Verwendet wird ein OVH-Server mit Debian 6 und ISPConfig 3 - wurde mittels OVH-Image installiert. 
Wo könnte der Fehler liegen?

Viele Grüße
Succ


----------



## Till (29. Sep. 2011)

Bist Du sicher dass Du nicht aus Versehen sftp in winscp ausgewählt hast? sftp ist ein ssh Protokoll und nicht FTP.

Wenn Du also sicher bist dass Du ftp und nicht sftp bei der verbindung verwendest, dann schau mal ins syslog und poste die Fehler die dort auftauchen, wenn Du versuchst Dich mit ftp einzuloggen.


----------



## Succ (29. Sep. 2011)

Hallo Till,
hier die Syslog-Einträge:

Sep 29 18:07:02 ns38xxx pure-ftpd: (?@188.x.x.x) [INFO] New connection from 188.x.x.x
Sep 29 18:07:03 ns38xxx pure-ftpd: (?@188.x.x.x) [INFO] PAM_RHOST enabled. Getting the peer address
Sep 29 18:07:09 ns383xxx pure-ftpd: (?@188.x.x.x) [WARNING] Authentication failed for user [haus-xxx_atftp1]
Sep 29 18:07:09 ns38xxx pure-ftpd: (?@188.x.x.x) [INFO] Logout.
Sep 29 18:07:16 ns38xxx pure-ftpd: (?@188.x.x.x) [INFO] New connection from 188.x.x.x
Sep 29 18:07:16 ns38xxx pure-ftpd: (?@188.x.x.x) [INFO] PAM_RHOST enabled. Getting the peer address
Sep 29 18:07:22 ns38xxx pure-ftpd: (?@188.x.x.x) [WARNING] Authentication failed for user [haus-xxx_atftp1]
Sep 29 18:07:22 ns38xxx pure-ftpd: (?@188.x.x.x) [INFO] Logout.

In Winscp verwende ich ftp ...

Gruß Succ


----------



## Till (30. Sep. 2011)

Hast Du mal den php active mode versucht?

Du kannst auch das hier mal ausprobieren:

How to speed up logins in pure-ftpd on Debian or Ubuntu Linux by disable name resolving « FAQforge


----------



## Succ (30. Sep. 2011)

Ich habe verschiedene FTP-Programme in allen Modi versucht - funktioniert bei keinem ...
Das name resolving ist standardmäßig bereits deaktiviert.

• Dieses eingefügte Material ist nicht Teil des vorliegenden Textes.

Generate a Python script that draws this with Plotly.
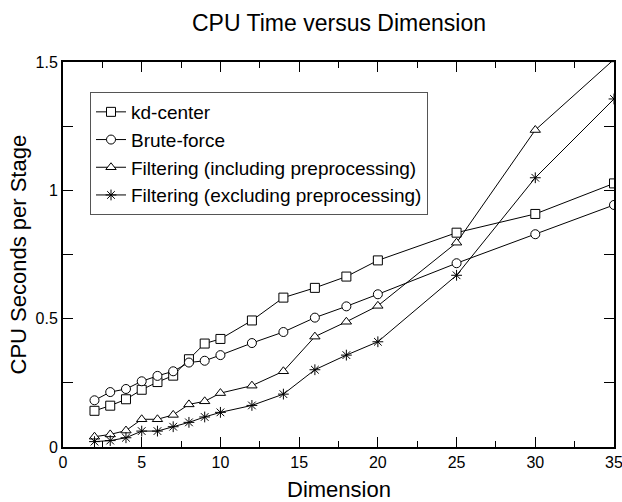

Bei einer weiteren, neu angelegten Domain funktioniert der FTP-Zugang.
Ein Aufruf der Seite über den Internet Explorer 9 ftp://domain.at ist ebenfalls nur mit der einen, nicht funktionierenden Domain nicht möglich, bei den anderen wird problemlos verbunden.

Gruß Succ


----------



## Till (4. Okt. 2011)

Wenn das alles nur diese eine Domain betrifft, dann prüf bitte mal ob der webID] userd es Webs auch wirklich in /etc/passwd existiert un die client[ID] Gruppe in /etc/group. Bitte beachte dass ich nicht von den FTP Usern spreche, sondern den Systemuser bzw. Gruppe des Web, auf welche die FTP user abgebildet werden.


----------